Problem to solve: Provide an exact copy of the data, excluding the images.

Available data:
##############################
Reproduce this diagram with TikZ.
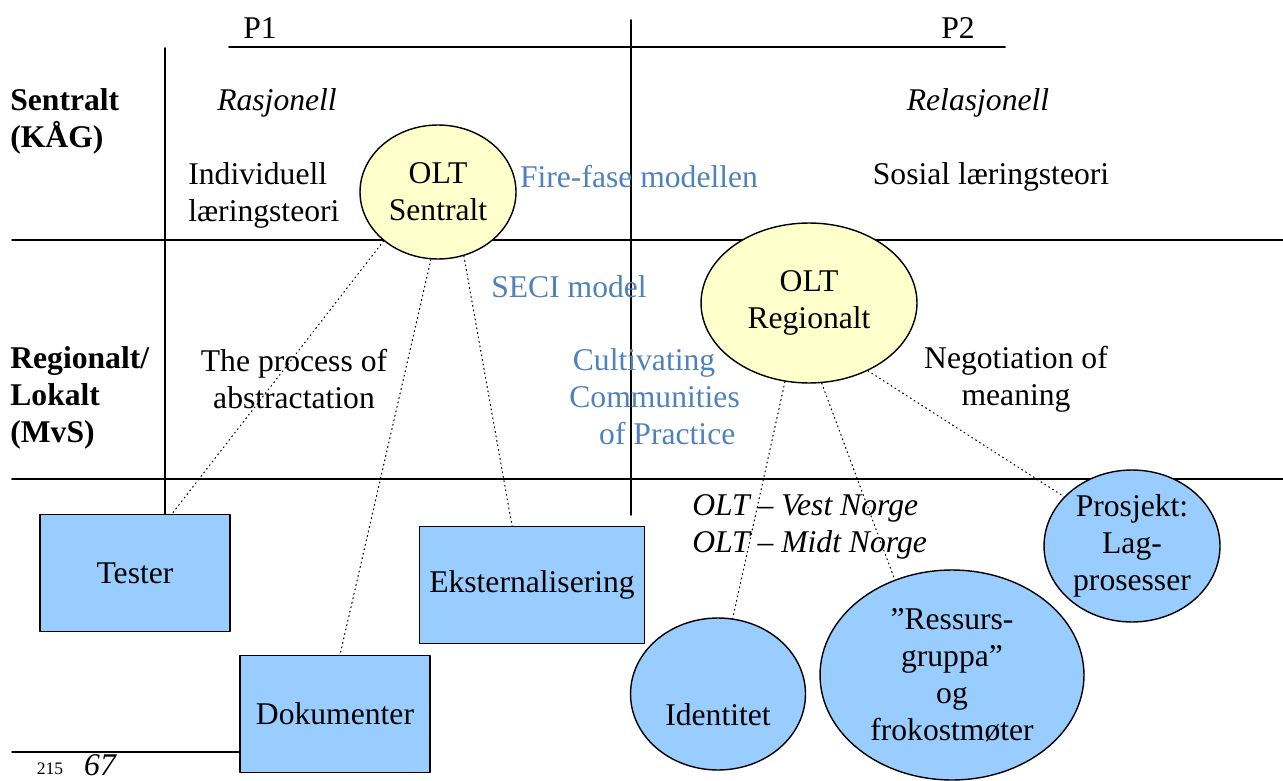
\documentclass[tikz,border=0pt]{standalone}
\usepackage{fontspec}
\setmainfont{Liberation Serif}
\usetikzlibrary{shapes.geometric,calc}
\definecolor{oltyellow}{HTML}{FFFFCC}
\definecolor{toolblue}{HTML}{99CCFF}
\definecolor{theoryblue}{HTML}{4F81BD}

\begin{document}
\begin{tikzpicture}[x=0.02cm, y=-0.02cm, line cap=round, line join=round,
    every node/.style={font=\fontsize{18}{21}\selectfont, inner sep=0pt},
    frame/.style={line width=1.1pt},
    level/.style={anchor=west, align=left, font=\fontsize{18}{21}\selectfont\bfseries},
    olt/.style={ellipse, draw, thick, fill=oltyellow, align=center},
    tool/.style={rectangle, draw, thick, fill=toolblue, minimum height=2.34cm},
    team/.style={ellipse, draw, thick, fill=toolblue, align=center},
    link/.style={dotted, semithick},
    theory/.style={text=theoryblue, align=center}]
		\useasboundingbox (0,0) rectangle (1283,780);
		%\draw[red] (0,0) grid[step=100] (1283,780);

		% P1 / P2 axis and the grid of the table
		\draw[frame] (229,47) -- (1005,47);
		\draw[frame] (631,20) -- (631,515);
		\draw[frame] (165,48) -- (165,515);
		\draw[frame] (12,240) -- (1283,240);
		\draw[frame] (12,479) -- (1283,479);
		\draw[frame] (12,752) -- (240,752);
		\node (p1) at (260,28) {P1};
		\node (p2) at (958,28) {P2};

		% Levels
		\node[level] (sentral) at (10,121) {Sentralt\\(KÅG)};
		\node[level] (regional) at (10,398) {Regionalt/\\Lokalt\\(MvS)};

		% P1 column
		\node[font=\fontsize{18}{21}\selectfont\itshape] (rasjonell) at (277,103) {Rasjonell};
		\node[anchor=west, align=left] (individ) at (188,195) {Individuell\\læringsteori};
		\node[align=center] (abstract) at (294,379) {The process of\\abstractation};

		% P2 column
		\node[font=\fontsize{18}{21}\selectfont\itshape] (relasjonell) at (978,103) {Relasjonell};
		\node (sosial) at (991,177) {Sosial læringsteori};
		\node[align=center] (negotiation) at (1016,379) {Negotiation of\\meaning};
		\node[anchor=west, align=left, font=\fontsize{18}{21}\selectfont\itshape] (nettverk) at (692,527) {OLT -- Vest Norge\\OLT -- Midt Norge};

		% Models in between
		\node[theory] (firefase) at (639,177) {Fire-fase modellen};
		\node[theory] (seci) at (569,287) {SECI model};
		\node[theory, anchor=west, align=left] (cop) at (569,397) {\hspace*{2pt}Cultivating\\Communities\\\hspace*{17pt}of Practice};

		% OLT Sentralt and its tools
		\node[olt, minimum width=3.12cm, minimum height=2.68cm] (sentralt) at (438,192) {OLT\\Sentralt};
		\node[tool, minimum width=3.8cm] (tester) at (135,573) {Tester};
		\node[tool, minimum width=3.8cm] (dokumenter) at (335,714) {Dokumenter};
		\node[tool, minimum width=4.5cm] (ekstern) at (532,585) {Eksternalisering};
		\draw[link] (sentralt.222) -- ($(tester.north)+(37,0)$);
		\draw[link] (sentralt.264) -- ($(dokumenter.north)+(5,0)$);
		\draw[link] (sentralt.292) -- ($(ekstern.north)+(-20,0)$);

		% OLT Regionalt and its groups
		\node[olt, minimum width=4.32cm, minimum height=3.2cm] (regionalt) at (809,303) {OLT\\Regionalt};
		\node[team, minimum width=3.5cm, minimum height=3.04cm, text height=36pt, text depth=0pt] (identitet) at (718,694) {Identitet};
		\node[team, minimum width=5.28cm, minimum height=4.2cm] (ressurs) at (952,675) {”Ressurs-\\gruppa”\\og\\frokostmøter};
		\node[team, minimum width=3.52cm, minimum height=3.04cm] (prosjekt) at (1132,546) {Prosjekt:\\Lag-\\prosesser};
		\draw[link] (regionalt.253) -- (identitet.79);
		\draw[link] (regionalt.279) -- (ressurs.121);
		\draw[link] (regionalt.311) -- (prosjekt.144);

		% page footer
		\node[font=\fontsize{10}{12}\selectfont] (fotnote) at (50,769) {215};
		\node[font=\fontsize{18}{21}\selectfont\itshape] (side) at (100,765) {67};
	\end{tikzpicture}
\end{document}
##############################
Finished exercise:
Reproduce this diagram with TikZ.
\documentclass[tikz,border=0pt]{standalone}
\usepackage{fontspec}
\setmainfont{Liberation Serif}
\usetikzlibrary{shapes.geometric,calc}
\definecolor{oltyellow}{HTML}{FFFFCC}
\definecolor{toolblue}{HTML}{99CCFF}
\definecolor{theoryblue}{HTML}{4F81BD}

\begin{document}
\begin{tikzpicture}[x=0.02cm, y=-0.02cm, line cap=round, line join=round,
    every node/.style={font=\fontsize{18}{21}\selectfont, inner sep=0pt},
    frame/.style={line width=1.1pt},
    level/.style={anchor=west, align=left, font=\fontsize{18}{21}\selectfont\bfseries},
    olt/.style={ellipse, draw, thick, fill=oltyellow, align=center},
    tool/.style={rectangle, draw, thick, fill=toolblue, minimum height=2.34cm},
    team/.style={ellipse, draw, thick, fill=toolblue, align=center},
    link/.style={dotted, semithick},
    theory/.style={text=theoryblue, align=center}]
		\useasboundingbox (0,0) rectangle (1283,780);
		%\draw[red] (0,0) grid[step=100] (1283,780);

		% P1 / P2 axis and the grid of the table
		\draw[frame] (229,47) -- (1005,47);
		\draw[frame] (631,20) -- (631,515);
		\draw[frame] (165,48) -- (165,515);
		\draw[frame] (12,240) -- (1283,240);
		\draw[frame] (12,479) -- (1283,479);
		\draw[frame] (12,752) -- (240,752);
		\node (p1) at (260,28) {P1};
		\node (p2) at (958,28) {P2};

		% Levels
		\node[level] (sentral) at (10,121) {Sentralt\\(KÅG)};
		\node[level] (regional) at (10,398) {Regionalt/\\Lokalt\\(MvS)};

		% P1 column
		\node[font=\fontsize{18}{21}\selectfont\itshape] (rasjonell) at (277,103) {Rasjonell};
		\node[anchor=west, align=left] (individ) at (188,195) {Individuell\\læringsteori};
		\node[align=center] (abstract) at (294,379) {The process of\\abstractation};

		% P2 column
		\node[font=\fontsize{18}{21}\selectfont\itshape] (relasjonell) at (978,103) {Relasjonell};
		\node (sosial) at (991,177) {Sosial læringsteori};
		\node[align=center] (negotiation) at (1016,379) {Negotiation of\\meaning};
		\node[anchor=west, align=left, font=\fontsize{18}{21}\selectfont\itshape] (nettverk) at (692,527) {OLT -- Vest Norge\\OLT -- Midt Norge};

		% Models in between
		\node[theory] (firefase) at (639,177) {Fire-fase modellen};
		\node[theory] (seci) at (569,287) {SECI model};
		\node[theory, anchor=west, align=left] (cop) at (569,397) {\hspace*{2pt}Cultivating\\Communities\\\hspace*{17pt}of Practice};

		% OLT Sentralt and its tools
		\node[olt, minimum width=3.12cm, minimum height=2.68cm] (sentralt) at (438,192) {OLT\\Sentralt};
		\node[tool, minimum width=3.8cm] (tester) at (135,573) {Tester};
		\node[tool, minimum width=3.8cm] (dokumenter) at (335,714) {Dokumenter};
		\node[tool, minimum width=4.5cm] (ekstern) at (532,585) {Eksternalisering};
		\draw[link] (sentralt.222) -- ($(tester.north)+(37,0)$);
		\draw[link] (sentralt.264) -- ($(dokumenter.north)+(5,0)$);
		\draw[link] (sentralt.292) -- ($(ekstern.north)+(-20,0)$);

		% OLT Regionalt and its groups
		\node[olt, minimum width=4.32cm, minimum height=3.2cm] (regionalt) at (809,303) {OLT\\Regionalt};
		\node[team, minimum width=3.5cm, minimum height=3.04cm, text height=36pt, text depth=0pt] (identitet) at (718,694) {Identitet};
		\node[team, minimum width=5.28cm, minimum height=4.2cm] (ressurs) at (952,675) {”Ressurs-\\gruppa”\\og\\frokostmøter};
		\node[team, minimum width=3.52cm, minimum height=3.04cm] (prosjekt) at (1132,546) {Prosjekt:\\Lag-\\prosesser};
		\draw[link] (regionalt.253) -- (identitet.79);
		\draw[link] (regionalt.279) -- (ressurs.121);
		\draw[link] (regionalt.311) -- (prosjekt.144);

		% page footer
		\node[font=\fontsize{10}{12}\selectfont] (fotnote) at (50,769) {215};
		\node[font=\fontsize{18}{21}\selectfont\itshape] (side) at (100,765) {67};
	\end{tikzpicture}
\end{document}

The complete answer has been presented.